Stay or Go: Accepting a Counteroffer After You have Submitted Your Resignation Letter

Stay or Go: Accepting a Counteroffer After You have Submitted Your Resignation Letter

Once you’ve announced your intentions to leave your present employer, its of no doubt that your loyalty will always be in question regardless of long and much value you have put in at your present organization. As tough as it can be, you should be prepared to accept reality. This article, co-authored by Hansel explains how.

For starters, you might think about what a ‘counteroffer’ is or entails? A counter-offer is an offer from your current employer to rival the one you have received from your future employer, to convince you to stay.

Counter-offers can take many forms: a straight increase in salary, additional company benefits, a sought-after promotion or new job title, additional responsibility, a change in role, more involvement in projects that interest you—or any combination of these.

The Need for A Counteroffer

From looking for a new challenge to career advancement, a desire to work with newer technology or within an organisation where they can contribute and feel valued, people are prone to change jobs for a different range of reasons.

Why then would a pay rise, new job title or additional benefits be anything other than a superficial tactic to convince you to stay? If you receive a counteroffer, it’s worth considering the reasons why you initially looked for a new role to begin with. They must have been serious and genuine since you not only looked for a new job but applied, were interviewed and accepted a position elsewhere. These are not the actions of someone satisfied in their current role. Having prepared yourself both mentally and logistically for a move for so long, a counter-offer can easily throw you off-balance and put your plans in disarray; they can be a real spanner in the works.

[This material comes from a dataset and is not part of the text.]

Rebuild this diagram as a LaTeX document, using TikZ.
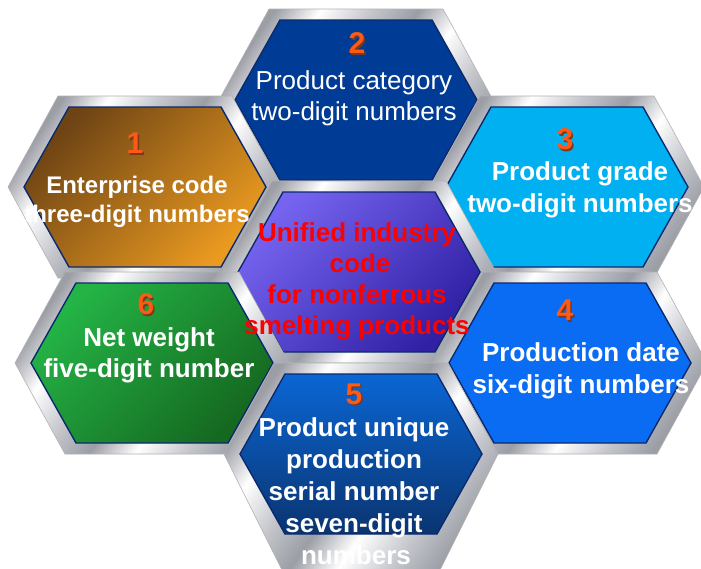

The decision to leave your job is never one taken lightly, so when you’re presented with a counter-offer you should keep a clear head, take a step back and consider all your options.

Here are some reasons why an employer might want you to stay:

  • Finding a suitable replacement will be expensive.
  • It will mess up their budget to re-recruit that time of year.
  • They have not got time to re-recruit right now.
  • They want to have you cover while they hunt for your replacement.
  • They want you to finish the project you are working on.
  • They don’t have the time to train someone new at the moment Losing staff might reflect badly on your employer.

The cold reality that your employer doesn’t see, is that keeping you on because your skills are indispensable to the business is only one of many reasons employers issue counter-offers. You’ve made it clear that you don’t see your long-term career progressing within this organisation so you’ve got to think about whether this will affect your employer’s decision-making when considering future promotions.

You’ve got to also consider the possibility that your boss will start planning for your replacement as soon as you accept the counteroffer. If they’ve got someone waiting in the wings for when you next decide to look elsewhere this could cast a shadow over your everyday routine, in turn affecting your performance and overall satisfaction.

The Dilemma: Should I stay, or should I go?

Well, ultimately that’s your call. When making your decision to accept the counter-offer or not, remember above all to put yourself first. Don’t concern yourself with feelings of guilt or loyalty; your employer certainly doesn’t think this way.

Once you’ve removed emotion from the decision making process assess with a clear mind whether the counter-offer meets the concerns you had or the fulfillment you sought when you first decided to leave the job. If it does then great, you might not have to leave after all.


Do not let an unexpected counter offer stop you in your tracks. Take it in your stride, thank your employer for the opportunity and reaffirm your intention to leave.